_Given data_:
···

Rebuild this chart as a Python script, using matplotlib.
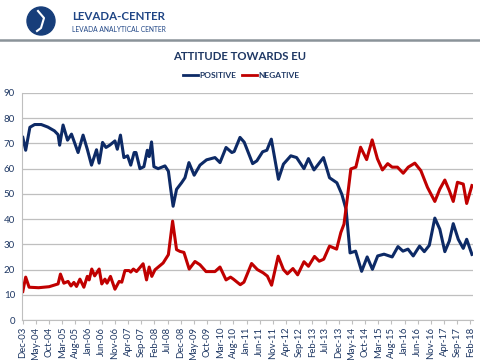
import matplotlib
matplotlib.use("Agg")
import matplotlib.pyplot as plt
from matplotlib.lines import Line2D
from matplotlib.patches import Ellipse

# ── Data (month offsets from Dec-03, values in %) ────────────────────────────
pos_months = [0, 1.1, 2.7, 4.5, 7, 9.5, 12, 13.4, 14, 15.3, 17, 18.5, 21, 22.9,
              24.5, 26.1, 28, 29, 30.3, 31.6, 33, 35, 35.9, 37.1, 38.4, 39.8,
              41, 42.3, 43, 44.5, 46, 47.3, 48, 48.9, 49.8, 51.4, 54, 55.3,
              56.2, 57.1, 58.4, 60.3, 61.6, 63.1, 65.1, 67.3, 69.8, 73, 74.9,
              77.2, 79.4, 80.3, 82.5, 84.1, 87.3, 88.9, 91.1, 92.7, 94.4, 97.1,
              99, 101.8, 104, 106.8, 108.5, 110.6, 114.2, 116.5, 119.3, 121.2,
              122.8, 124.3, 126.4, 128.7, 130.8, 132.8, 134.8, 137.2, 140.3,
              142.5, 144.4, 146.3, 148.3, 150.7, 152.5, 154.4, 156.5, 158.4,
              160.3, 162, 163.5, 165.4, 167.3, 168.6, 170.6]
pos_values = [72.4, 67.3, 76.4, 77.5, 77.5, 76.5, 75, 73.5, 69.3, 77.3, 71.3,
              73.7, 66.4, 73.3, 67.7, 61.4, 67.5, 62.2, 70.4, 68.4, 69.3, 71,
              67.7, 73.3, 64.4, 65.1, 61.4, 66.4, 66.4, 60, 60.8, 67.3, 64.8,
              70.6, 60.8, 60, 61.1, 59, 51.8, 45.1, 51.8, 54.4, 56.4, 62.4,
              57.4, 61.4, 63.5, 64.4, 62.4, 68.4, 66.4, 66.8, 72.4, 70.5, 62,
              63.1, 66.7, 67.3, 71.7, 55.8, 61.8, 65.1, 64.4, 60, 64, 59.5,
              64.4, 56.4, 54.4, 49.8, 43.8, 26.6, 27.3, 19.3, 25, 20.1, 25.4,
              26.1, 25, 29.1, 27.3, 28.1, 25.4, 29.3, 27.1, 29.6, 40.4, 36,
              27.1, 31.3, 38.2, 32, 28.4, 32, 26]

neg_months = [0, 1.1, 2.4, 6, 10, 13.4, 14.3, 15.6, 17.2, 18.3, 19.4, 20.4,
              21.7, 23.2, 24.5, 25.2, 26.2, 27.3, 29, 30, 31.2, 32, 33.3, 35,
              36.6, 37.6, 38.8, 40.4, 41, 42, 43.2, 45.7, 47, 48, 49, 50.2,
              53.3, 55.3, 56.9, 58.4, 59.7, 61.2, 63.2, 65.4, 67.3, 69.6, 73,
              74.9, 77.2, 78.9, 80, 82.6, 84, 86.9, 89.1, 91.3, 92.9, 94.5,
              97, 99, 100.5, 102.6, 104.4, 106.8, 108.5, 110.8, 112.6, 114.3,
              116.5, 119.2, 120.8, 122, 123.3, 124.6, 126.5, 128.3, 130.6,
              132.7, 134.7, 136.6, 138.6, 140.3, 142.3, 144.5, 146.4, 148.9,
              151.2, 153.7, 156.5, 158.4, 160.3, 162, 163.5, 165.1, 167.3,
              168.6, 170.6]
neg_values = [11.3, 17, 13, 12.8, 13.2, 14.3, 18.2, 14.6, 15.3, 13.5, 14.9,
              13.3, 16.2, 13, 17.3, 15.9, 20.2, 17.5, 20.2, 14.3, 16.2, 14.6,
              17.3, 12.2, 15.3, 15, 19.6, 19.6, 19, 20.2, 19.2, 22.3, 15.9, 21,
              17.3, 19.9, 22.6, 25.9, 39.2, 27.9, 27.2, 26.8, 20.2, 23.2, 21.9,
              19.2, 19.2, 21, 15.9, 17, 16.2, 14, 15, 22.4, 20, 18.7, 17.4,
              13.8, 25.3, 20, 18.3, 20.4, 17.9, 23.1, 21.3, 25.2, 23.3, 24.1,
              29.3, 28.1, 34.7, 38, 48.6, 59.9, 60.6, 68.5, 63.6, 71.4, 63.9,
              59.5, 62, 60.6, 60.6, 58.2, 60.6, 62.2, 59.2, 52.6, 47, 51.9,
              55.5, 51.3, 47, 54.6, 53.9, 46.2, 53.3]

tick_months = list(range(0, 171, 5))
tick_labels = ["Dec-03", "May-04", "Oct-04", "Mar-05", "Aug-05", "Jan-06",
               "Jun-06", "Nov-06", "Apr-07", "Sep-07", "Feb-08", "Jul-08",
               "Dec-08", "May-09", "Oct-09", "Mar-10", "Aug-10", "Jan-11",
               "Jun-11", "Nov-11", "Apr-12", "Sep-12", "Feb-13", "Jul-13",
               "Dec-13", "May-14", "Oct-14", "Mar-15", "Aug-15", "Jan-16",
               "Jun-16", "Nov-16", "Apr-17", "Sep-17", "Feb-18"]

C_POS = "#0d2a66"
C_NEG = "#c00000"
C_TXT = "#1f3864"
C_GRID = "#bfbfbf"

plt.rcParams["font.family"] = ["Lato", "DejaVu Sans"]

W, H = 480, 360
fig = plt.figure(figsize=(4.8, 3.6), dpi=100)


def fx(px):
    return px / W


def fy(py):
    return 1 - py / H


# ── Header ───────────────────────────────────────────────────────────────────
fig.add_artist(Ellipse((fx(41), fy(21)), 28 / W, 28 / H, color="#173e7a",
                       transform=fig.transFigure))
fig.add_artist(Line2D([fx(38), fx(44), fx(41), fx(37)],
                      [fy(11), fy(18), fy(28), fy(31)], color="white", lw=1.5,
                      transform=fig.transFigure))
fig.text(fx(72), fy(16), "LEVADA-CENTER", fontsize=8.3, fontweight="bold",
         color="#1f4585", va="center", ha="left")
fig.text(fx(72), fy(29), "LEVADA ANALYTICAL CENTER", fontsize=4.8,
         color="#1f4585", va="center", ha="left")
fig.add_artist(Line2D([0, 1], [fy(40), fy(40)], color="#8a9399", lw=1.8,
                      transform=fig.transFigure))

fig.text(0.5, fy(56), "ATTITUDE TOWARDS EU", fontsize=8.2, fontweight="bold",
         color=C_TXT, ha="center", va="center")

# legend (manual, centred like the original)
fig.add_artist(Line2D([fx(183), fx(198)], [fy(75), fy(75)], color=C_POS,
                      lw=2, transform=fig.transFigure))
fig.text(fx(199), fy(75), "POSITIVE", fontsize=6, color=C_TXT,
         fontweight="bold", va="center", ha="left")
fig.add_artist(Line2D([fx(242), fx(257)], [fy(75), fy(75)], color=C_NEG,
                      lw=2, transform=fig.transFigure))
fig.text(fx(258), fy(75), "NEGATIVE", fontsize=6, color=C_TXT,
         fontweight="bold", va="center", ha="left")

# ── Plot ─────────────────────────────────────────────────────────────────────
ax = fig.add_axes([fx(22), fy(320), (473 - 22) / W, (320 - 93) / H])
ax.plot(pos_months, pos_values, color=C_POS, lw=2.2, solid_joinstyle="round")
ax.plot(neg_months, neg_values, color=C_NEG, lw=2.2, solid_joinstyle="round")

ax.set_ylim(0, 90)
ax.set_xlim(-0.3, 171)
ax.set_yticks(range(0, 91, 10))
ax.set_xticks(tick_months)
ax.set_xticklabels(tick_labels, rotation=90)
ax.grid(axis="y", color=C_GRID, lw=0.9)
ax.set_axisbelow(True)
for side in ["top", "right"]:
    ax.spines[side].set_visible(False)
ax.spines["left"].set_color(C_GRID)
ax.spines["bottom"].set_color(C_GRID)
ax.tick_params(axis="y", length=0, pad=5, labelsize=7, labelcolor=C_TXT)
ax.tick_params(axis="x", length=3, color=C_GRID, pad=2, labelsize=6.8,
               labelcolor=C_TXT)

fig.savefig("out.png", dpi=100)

···

_Your goal_: Up to and including the line containing "from matplotlib.patches import Ellipse", repeat every line from the start of the data, but none of the pictures.

_Full response_:
Rebuild this chart as a Python script, using matplotlib.
import matplotlib
matplotlib.use("Agg")
import matplotlib.pyplot as plt
from matplotlib.lines import Line2D
from matplotlib.patches import Ellipse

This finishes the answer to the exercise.